Grandfather’s Tragic Death
Early that fall, I experienced my second major loss. My grandfather—the man in my life who set the standard for what all men should be, the one whose approval I wanted if I eventually found a man of my own—was killed instantly in a head-on collision by an enraged, under-the-influence woman careening down the road and into his lane. This was a double-whammy, as I was already barely surviving my year of teaching.
God carried me through.
Others’ Loss of Faith
Ironically, it was none of these struggles or losses—not even the death of our newborn son—that caused me a year of severe doubt and struggle in my faith. It was seeing other family members walking away from faith—cousins who had grown up in strong, God-fearing homes, and had walked with Christ for a while—and not having ready answers for them. This was a low point in my walk, as I wrestled inwardly with faith. Was God true? Did I really believe what I always thought I believed? In the end, whether I had answers or not, I came back to Peter’s statement to Christ: “Lord, to whom shall we go? You have the words of eternal life” (John 6:68). Again, I was strengthened as clarity came to me over time. He enabled me to hold on to faith in the midst of confusion and disappointment.
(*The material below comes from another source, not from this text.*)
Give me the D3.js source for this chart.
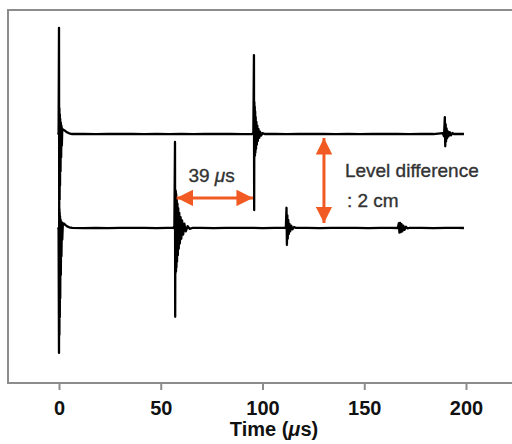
<!DOCTYPE html>
<html>
<head>
<meta charset="utf-8">
<script src="https://cdn.jsdelivr.net/npm/d3@7"></script>
<style>
  html, body { margin: 0; padding: 0; background: #fff; }
  text { font-family: "Liberation Sans", Arial, sans-serif; }
</style>
</head>
<body>
<div id="chart"></div>
<script>
// Tick values on the time axis (us)
const timeTicks = [0, 50, 100, 150, 200];

// Trace baselines (relative amplitude units)
const upperOffset = 10;
const lowerOffset = -10;

// Upper trace: [time (us), amplitude relative to its baseline]
const upperTrace = [
    [-0.8, 0], [-0.2, 0.1], [0.0, 22.6], [0.1, -17.5], [0.2, 5.5], [0.3, -14], [0.4, 4.2],
    [0.5, -11], [0.6, 3.2], [0.75, -8], [0.9, 2.4], [1.05, -5], [1.2, 1.8], [1.4, -2.5],
    [1.6, 1.2], [1.9, 0.9], [2.5, 0.85], [3.2, 0.6], [4.0, 0.35], [5.0, 0.15], [6.5, 0],
    [12, 0.04], [18, -0.04], [24, 0.04], [30, 0], [36, 0.05], [42, -0.04], [48, 0.04], [54, -0.03],
    [60, 0.04], [66, -0.04], [72, 0.04], [78, 0], [84, 0.04], [90, -0.03], [95.0, 0], [95.5, 0.3],
    [95.8, 16.8], [95.9, -16.2], [96.0, 6.8], [96.1, -4.9], [96.2, 5.8], [96.3, -4.5],
    [96.4, 4.8], [96.5, -4.0], [96.65, 3.6], [96.8, -3.2], [97.0, 2.6], [97.2, -2.3],
    [97.45, 1.8], [97.7, -1.5], [98.0, 1.1], [98.4, -0.8], [98.8, 0.5], [99.3, -0.35],
    [100.0, 0.2], [101, 0], [106, 0.04], [112, -0.04], [118, 0.04], [124, 0], [130, 0.04],
    [136, -0.04], [142, 0.04], [148, -0.03], [154, 0.04], [160, 0], [166, 0.04], [172, -0.04],
    [178, 0.04], [184, 0], [188.6, 0.2], [189.2, -0.5], [189.6, 3.6], [189.8, -2.6],
    [190.0, 2.1], [190.2, -1.6], [190.45, 1.2], [190.7, -0.9], [191.0, 0.6], [191.4, -0.5],
    [192.0, 0.4], [192.6, -0.3], [193.3, 0.2], [194, 0], [196, 0.04], [199, 0]
];

// Lower trace: [time (us), amplitude relative to its baseline]
const lowerTrace = [
    [-0.8, 0], [-0.2, -0.1], [0.0, -26.6], [0.1, 4.0], [0.2, -22.8], [0.3, 3.2], [0.4, -19],
    [0.5, 2.5], [0.6, -15], [0.75, 1.8], [0.9, -10], [1.05, 1.4], [1.2, -6], [1.4, 1.2],
    [1.6, -2.5], [1.9, 1.0], [2.5, 0.95], [3.2, 0.6], [4.0, 0.35], [5.0, 0.15], [6.5, 0],
    [12, -0.04], [18, 0.04], [24, -0.04], [30, 0.04], [36, 0], [42, 0.04], [48, -0.04], [53, 0.02],
    [56.2, 0], [56.7, 0.4], [57.0, 18.3], [57.1, -18.9], [57.2, 8.1], [57.3, -9.6],
    [57.4, 7.8], [57.5, -9.2], [57.6, 7.2], [57.7, -8.4], [57.85, 6.4], [58.0, -7.2],
    [58.2, 5.2], [58.4, -5.8], [58.6, 4.2], [58.85, -4.4], [59.1, 3.2], [59.4, -3.3],
    [59.75, 2.3], [60.1, -2.3], [60.5, 1.6], [61.0, -1.4], [61.6, 0.9], [62.3, -0.7],
    [63.2, 0.4], [64.2, -0.2], [65.5, 0], [70, 0.04], [76, -0.04], [82, 0.04], [88, 0],
    [94, 0.04], [100, -0.04], [106, 0.04], [111.2, 0], [111.5, 0.3], [111.8, 4.3], [112.0, -3.6],
    [112.2, 2.7], [112.4, -2.3], [112.65, 1.7], [112.9, -1.3], [113.2, 0.9], [113.6, -0.7],
    [114.1, 0.5], [114.7, -0.3], [115.5, 0.2], [116.5, 0], [122, 0.04], [128, -0.04],
    [134, 0.04], [140, 0], [146, 0.04], [152, -0.04], [158, 0.04], [163, 0], [166.5, 0],
    [167.0, 1.0], [167.3, -1.0], [167.6, 1.1], [167.9, -0.9], [168.3, 0.8], [168.7, -0.7],
    [169.2, 0.5], [169.8, -0.4], [170.5, 0.25], [171.3, -0.1], [172, 0], [178, 0.04],
    [184, -0.04], [190, 0.04], [196, 0], [199, 0]
];

// Annotations
const delayArrow = { t0: 57.8, t1: 95.3, v: -3.6 };     // 39 us time of flight
const levelArrow = { t: 130.2, v0: 9.15, v1: -8.95 };   // 2 cm level difference

const width = 512;
const height = 444;
const frame = { left: 8, top: 10, bottom: 383 };
const orange = "#f15a22";

const svg = d3.select("#chart").append("svg")
    .attr("width", width)
    .attr("height", height)
    .style("background-color", "#fff");

// Scales
const x = d3.scaleLinear().domain([0, 200]).range([59, 466]);
const y = d3.scaleLinear().domain([-43, 36.4]).range([frame.bottom, frame.top]);

// Plot frame (right side runs off the image)
svg.append("rect")
    .attr("x", frame.left)
    .attr("y", frame.top)
    .attr("width", 540)
    .attr("height", frame.bottom - frame.top)
    .attr("fill", "none")
    .attr("stroke", "#8c8c8c")
    .attr("stroke-width", 2);

// X axis
const xAxis = svg.append("g")
    .attr("transform", `translate(0,${frame.bottom})`)
    .call(d3.axisBottom(x).tickValues(timeTicks).tickSize(7).tickPadding(11));

xAxis.select(".domain").remove();
xAxis.selectAll(".tick line").attr("stroke", "#8c8c8c").attr("stroke-width", 2);
xAxis.selectAll(".tick text")
    .attr("fill", "#111")
    .style("font-size", "20px")
    .style("font-weight", "bold")
    .style("font-family", "'Liberation Sans', Arial, sans-serif");

// Axis title
const title = svg.append("text")
    .attr("x", 274)
    .attr("y", 436)
    .attr("text-anchor", "middle")
    .attr("fill", "#111")
    .style("font-size", "20px")
    .style("font-weight", "bold");
title.append("tspan").text("Time (");
title.append("tspan").style("font-style", "italic").text("μ");
title.append("tspan").text("s)");

// Traces
const line = offset => d3.line()
    .x(d => x(d[0]))
    .y(d => y(d[1] + offset));

[[upperTrace, upperOffset], [lowerTrace, lowerOffset]].forEach(([trace, offset]) => {
    svg.append("path")
        .datum(trace)
        .attr("d", line(offset))
        .attr("fill", "none")
        .attr("stroke", "#000")
        .attr("stroke-width", 2.3)
        .attr("stroke-linejoin", "round");
});

// Arrow heads
const defs = svg.append("defs");
defs.append("marker")
    .attr("id", "head")
    .attr("viewBox", "0 0 10 10")
    .attr("refX", 10)
    .attr("refY", 5)
    .attr("markerWidth", 5.5)
    .attr("markerHeight", 5.5)
    .attr("markerUnits", "strokeWidth")
    .attr("orient", "auto-start-reverse")
    .append("path")
    .attr("d", "M0,0 L10,5 L0,10 Z")
    .attr("fill", orange);

svg.append("line")
    .attr("x1", x(delayArrow.t0))
    .attr("x2", x(delayArrow.t1))
    .attr("y1", y(delayArrow.v))
    .attr("y2", y(delayArrow.v))
    .attr("stroke", orange)
    .attr("stroke-width", 3)
    .attr("marker-start", "url(#head)")
    .attr("marker-end", "url(#head)");

svg.append("line")
    .attr("x1", x(levelArrow.t))
    .attr("x2", x(levelArrow.t))
    .attr("y1", y(levelArrow.v0))
    .attr("y2", y(levelArrow.v1))
    .attr("stroke", orange)
    .attr("stroke-width", 3)
    .attr("marker-start", "url(#head)")
    .attr("marker-end", "url(#head)");

// Annotation labels
const labelStyle = sel => sel
    .attr("fill", "#333")
    .attr("stroke", "#333")
    .attr("stroke-width", 0.35)
    .style("font-size", "19px");

const delayLabel = svg.append("text")
    .attr("x", x(63.6))
    .attr("y", 182)
    .call(labelStyle);
delayLabel.append("tspan").text("39 ");
delayLabel.append("tspan").style("font-style", "italic").text("μ");
delayLabel.append("tspan").text("s");

svg.append("text")
    .attr("x", x(140.5))
    .attr("y", 177)
    .call(labelStyle)
    .text("Level difference");

svg.append("text")
    .attr("x", x(141.5))
    .attr("y", 207)
    .call(labelStyle)
    .text(": 2 cm");
</script>
</body>
</html>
I can look back at all these crises (or milestones) in my adult life, and see that I was carried “from strength to strength.” This gives me courage when facing the unimaginable grief of preparing to lose our second baby. This time around, I am grieving, but I am not afraid of the grief. I rest assured that God will give the grace, the strength that is not my own, as He always has.
We will be okay, because HE is strong.